EXERCISE:
Output the data word for word, dropping every image.
<<<<
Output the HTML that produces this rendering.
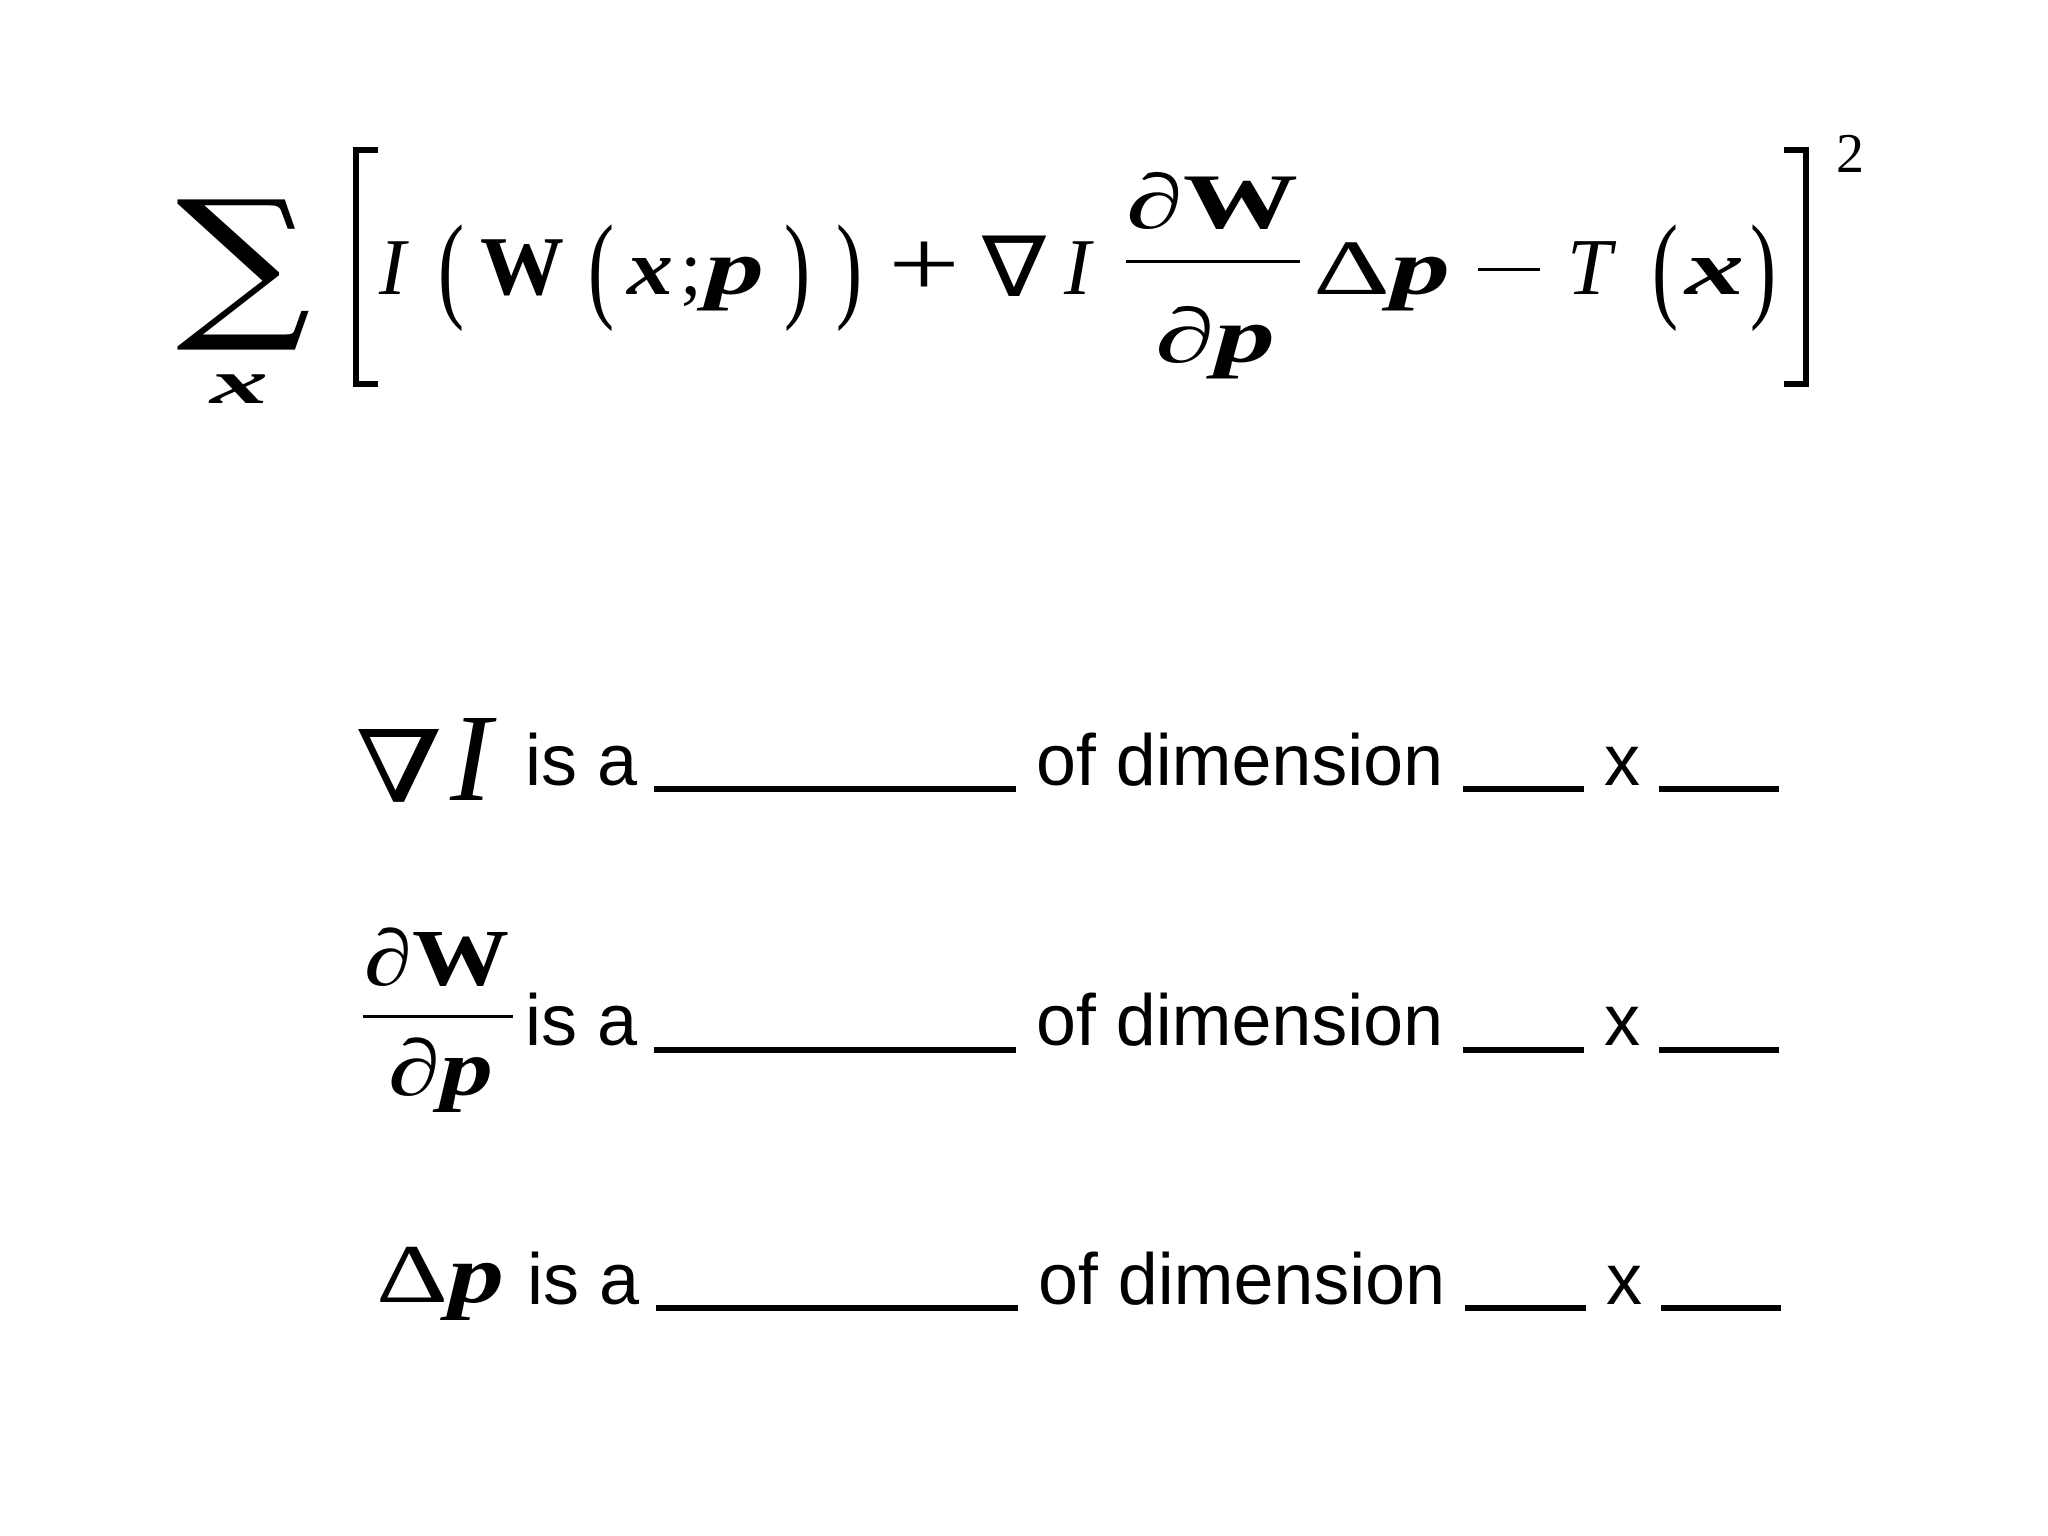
<!DOCTYPE html>
<html><head><meta charset="utf-8"><style>
html,body{margin:0;padding:0;background:#fff;width:2048px;height:1536px;overflow:hidden}
svg{display:block}
.m{font-family:"Liberation Serif",serif;font-style:italic}
.bi{font-weight:bold;font-style:italic}
.r{font-family:"Liberation Serif",serif;font-style:normal}
.s{font-family:"Liberation Sans",sans-serif;font-size:72px}
</style></head><body>
<svg width="2048" height="1536" viewBox="0 0 2048 1536" xmlns="http://www.w3.org/2000/svg">
<!-- Sum -->
<text x="176" y="318" font-family="DejaVu Serif,serif" font-size="165" textLength="135" lengthAdjust="spacingAndGlyphs">∑</text>
<text x="210" y="403" class="m bi" font-size="62" textLength="58" lengthAdjust="spacingAndGlyphs">x</text>
<!-- brackets -->
<path d="M378 150 H356 V384 H378" fill="none" stroke="#000" stroke-width="6"/>
<path d="M1784 150 H1806 V384 H1784" fill="none" stroke="#000" stroke-width="6"/>
<text x="1836" y="172" class="r" font-size="56">2</text>
<!-- main -->
<g font-size="78">
<text x="379" y="294" class="m" font-size="80">I</text>
<text x="438" y="306" class="r" font-size="118" textLength="26" lengthAdjust="spacingAndGlyphs">(</text>
<text x="480" y="294" font-family="Liberation Serif,serif" font-weight="bold" font-size="84">W</text>
<text x="588" y="306" class="r" font-size="118" textLength="26" lengthAdjust="spacingAndGlyphs">(</text>
<text x="627" y="294" class="m bi" textLength="46" lengthAdjust="spacingAndGlyphs">x</text>
<text x="680" y="294" class="r">;</text>
<text x="705" y="294" class="m bi" textLength="59" lengthAdjust="spacingAndGlyphs">p</text>
<text x="784" y="306" class="r" font-size="118" textLength="26" lengthAdjust="spacingAndGlyphs">)</text>
<text x="836" y="306" class="r" font-size="118" textLength="26" lengthAdjust="spacingAndGlyphs">)</text>
<text x="888" y="296" class="r" font-size="96" textLength="72" lengthAdjust="spacingAndGlyphs">+</text>
<text x="982" y="296" font-family="DejaVu Sans,sans-serif" font-size="84" textLength="64" lengthAdjust="spacingAndGlyphs">∇</text>
<text x="1064" y="294" class="m" font-size="80">I</text>
</g>
<text x="1126" y="228" class="r" font-size="78" textLength="172" lengthAdjust="spacingAndGlyphs"><tspan font-style="italic">∂</tspan><tspan font-weight="bold">W</tspan></text>
<rect x="1126" y="260" width="174" height="3" fill="#000"/>
<text x="1155" y="362" class="m" font-size="78" textLength="120" lengthAdjust="spacingAndGlyphs">∂<tspan font-weight="bold">p</tspan></text>
<text x="1313" y="294" class="r" font-size="78" textLength="137" lengthAdjust="spacingAndGlyphs">Δ<tspan class="bi">p</tspan></text>
<rect x="1478" y="268" width="62" height="3" fill="#000"/>
<text x="1567" y="294" class="m" font-size="80">T</text>
<text x="1652" y="306" class="r" font-size="118" textLength="26" lengthAdjust="spacingAndGlyphs">(</text>
<text x="1685" y="294" class="m bi" font-size="78" textLength="59" lengthAdjust="spacingAndGlyphs">x</text>
<text x="1750" y="306" class="r" font-size="118" textLength="26" lengthAdjust="spacingAndGlyphs">)</text>

<!-- row 1 -->
<text x="355" y="802" font-family="DejaVu Serif,serif" font-size="100" textLength="88" lengthAdjust="spacingAndGlyphs">∇</text>
<text x="450" y="800" class="m" font-size="125">I</text>
<g class="s">
<text x="525" y="785">is a</text>
<rect x="654" y="786" width="362" height="6" fill="#000"/>
<text x="1036" y="785" textLength="407" lengthAdjust="spacingAndGlyphs">of dimension</text>
<rect x="1463" y="786" width="121" height="6" fill="#000"/>
<text x="1604" y="785">x</text>
<rect x="1659" y="786" width="120" height="6" fill="#000"/>
</g>
<!-- row 2 -->
<text x="364" y="985" class="r" font-size="80" textLength="145" lengthAdjust="spacingAndGlyphs"><tspan font-style="italic">∂</tspan><tspan font-weight="bold">W</tspan></text>
<rect x="363" y="1015" width="150" height="3" fill="#000"/>
<text x="388" y="1095" class="m" font-size="80" textLength="105" lengthAdjust="spacingAndGlyphs">∂<tspan font-weight="bold">p</tspan></text>
<g class="s">
<text x="525" y="1045">is a</text>
<rect x="654" y="1047" width="362" height="6" fill="#000"/>
<text x="1036" y="1045" textLength="407" lengthAdjust="spacingAndGlyphs">of dimension</text>
<rect x="1463" y="1047" width="121" height="6" fill="#000"/>
<text x="1604" y="1045">x</text>
<rect x="1659" y="1047" width="120" height="6" fill="#000"/>
</g>
<!-- row 3 -->
<text x="376" y="1302" class="r" font-size="84" textLength="128" lengthAdjust="spacingAndGlyphs">Δ<tspan class="bi">p</tspan></text>
<g class="s">
<text x="527" y="1304">is a</text>
<rect x="656" y="1305" width="362" height="6" fill="#000"/>
<text x="1038" y="1304" textLength="407" lengthAdjust="spacingAndGlyphs">of dimension</text>
<rect x="1465" y="1305" width="121" height="6" fill="#000"/>
<text x="1606" y="1304">x</text>
<rect x="1661" y="1305" width="120" height="6" fill="#000"/>
</g>
</svg>
</body></html>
>>>>
ANSWER TO THE PROBLEM:
Output the HTML that produces this rendering.
<!DOCTYPE html>
<html><head><meta charset="utf-8"><style>
html,body{margin:0;padding:0;background:#fff;width:2048px;height:1536px;overflow:hidden}
svg{display:block}
.m{font-family:"Liberation Serif",serif;font-style:italic}
.bi{font-weight:bold;font-style:italic}
.r{font-family:"Liberation Serif",serif;font-style:normal}
.s{font-family:"Liberation Sans",sans-serif;font-size:72px}
</style></head><body>
<svg width="2048" height="1536" viewBox="0 0 2048 1536" xmlns="http://www.w3.org/2000/svg">
<!-- Sum -->
<text x="176" y="318" font-family="DejaVu Serif,serif" font-size="165" textLength="135" lengthAdjust="spacingAndGlyphs">∑</text>
<text x="210" y="403" class="m bi" font-size="62" textLength="58" lengthAdjust="spacingAndGlyphs">x</text>
<!-- brackets -->
<path d="M378 150 H356 V384 H378" fill="none" stroke="#000" stroke-width="6"/>
<path d="M1784 150 H1806 V384 H1784" fill="none" stroke="#000" stroke-width="6"/>
<text x="1836" y="172" class="r" font-size="56">2</text>
<!-- main -->
<g font-size="78">
<text x="379" y="294" class="m" font-size="80">I</text>
<text x="438" y="306" class="r" font-size="118" textLength="26" lengthAdjust="spacingAndGlyphs">(</text>
<text x="480" y="294" font-family="Liberation Serif,serif" font-weight="bold" font-size="84">W</text>
<text x="588" y="306" class="r" font-size="118" textLength="26" lengthAdjust="spacingAndGlyphs">(</text>
<text x="627" y="294" class="m bi" textLength="46" lengthAdjust="spacingAndGlyphs">x</text>
<text x="680" y="294" class="r">;</text>
<text x="705" y="294" class="m bi" textLength="59" lengthAdjust="spacingAndGlyphs">p</text>
<text x="784" y="306" class="r" font-size="118" textLength="26" lengthAdjust="spacingAndGlyphs">)</text>
<text x="836" y="306" class="r" font-size="118" textLength="26" lengthAdjust="spacingAndGlyphs">)</text>
<text x="888" y="296" class="r" font-size="96" textLength="72" lengthAdjust="spacingAndGlyphs">+</text>
<text x="982" y="296" font-family="DejaVu Sans,sans-serif" font-size="84" textLength="64" lengthAdjust="spacingAndGlyphs">∇</text>
<text x="1064" y="294" class="m" font-size="80">I</text>
</g>
<text x="1126" y="228" class="r" font-size="78" textLength="172" lengthAdjust="spacingAndGlyphs"><tspan font-style="italic">∂</tspan><tspan font-weight="bold">W</tspan></text>
<rect x="1126" y="260" width="174" height="3" fill="#000"/>
<text x="1155" y="362" class="m" font-size="78" textLength="120" lengthAdjust="spacingAndGlyphs">∂<tspan font-weight="bold">p</tspan></text>
<text x="1313" y="294" class="r" font-size="78" textLength="137" lengthAdjust="spacingAndGlyphs">Δ<tspan class="bi">p</tspan></text>
<rect x="1478" y="268" width="62" height="3" fill="#000"/>
<text x="1567" y="294" class="m" font-size="80">T</text>
<text x="1652" y="306" class="r" font-size="118" textLength="26" lengthAdjust="spacingAndGlyphs">(</text>
<text x="1685" y="294" class="m bi" font-size="78" textLength="59" lengthAdjust="spacingAndGlyphs">x</text>
<text x="1750" y="306" class="r" font-size="118" textLength="26" lengthAdjust="spacingAndGlyphs">)</text>

<!-- row 1 -->
<text x="355" y="802" font-family="DejaVu Serif,serif" font-size="100" textLength="88" lengthAdjust="spacingAndGlyphs">∇</text>
<text x="450" y="800" class="m" font-size="125">I</text>
<g class="s">
<text x="525" y="785">is a</text>
<rect x="654" y="786" width="362" height="6" fill="#000"/>
<text x="1036" y="785" textLength="407" lengthAdjust="spacingAndGlyphs">of dimension</text>
<rect x="1463" y="786" width="121" height="6" fill="#000"/>
<text x="1604" y="785">x</text>
<rect x="1659" y="786" width="120" height="6" fill="#000"/>
</g>
<!-- row 2 -->
<text x="364" y="985" class="r" font-size="80" textLength="145" lengthAdjust="spacingAndGlyphs"><tspan font-style="italic">∂</tspan><tspan font-weight="bold">W</tspan></text>
<rect x="363" y="1015" width="150" height="3" fill="#000"/>
<text x="388" y="1095" class="m" font-size="80" textLength="105" lengthAdjust="spacingAndGlyphs">∂<tspan font-weight="bold">p</tspan></text>
<g class="s">
<text x="525" y="1045">is a</text>
<rect x="654" y="1047" width="362" height="6" fill="#000"/>
<text x="1036" y="1045" textLength="407" lengthAdjust="spacingAndGlyphs">of dimension</text>
<rect x="1463" y="1047" width="121" height="6" fill="#000"/>
<text x="1604" y="1045">x</text>
<rect x="1659" y="1047" width="120" height="6" fill="#000"/>
</g>
<!-- row 3 -->
<text x="376" y="1302" class="r" font-size="84" textLength="128" lengthAdjust="spacingAndGlyphs">Δ<tspan class="bi">p</tspan></text>
<g class="s">
<text x="527" y="1304">is a</text>
<rect x="656" y="1305" width="362" height="6" fill="#000"/>
<text x="1038" y="1304" textLength="407" lengthAdjust="spacingAndGlyphs">of dimension</text>
<rect x="1465" y="1305" width="121" height="6" fill="#000"/>
<text x="1606" y="1304">x</text>
<rect x="1661" y="1305" width="120" height="6" fill="#000"/>
</g>
</svg>
</body></html>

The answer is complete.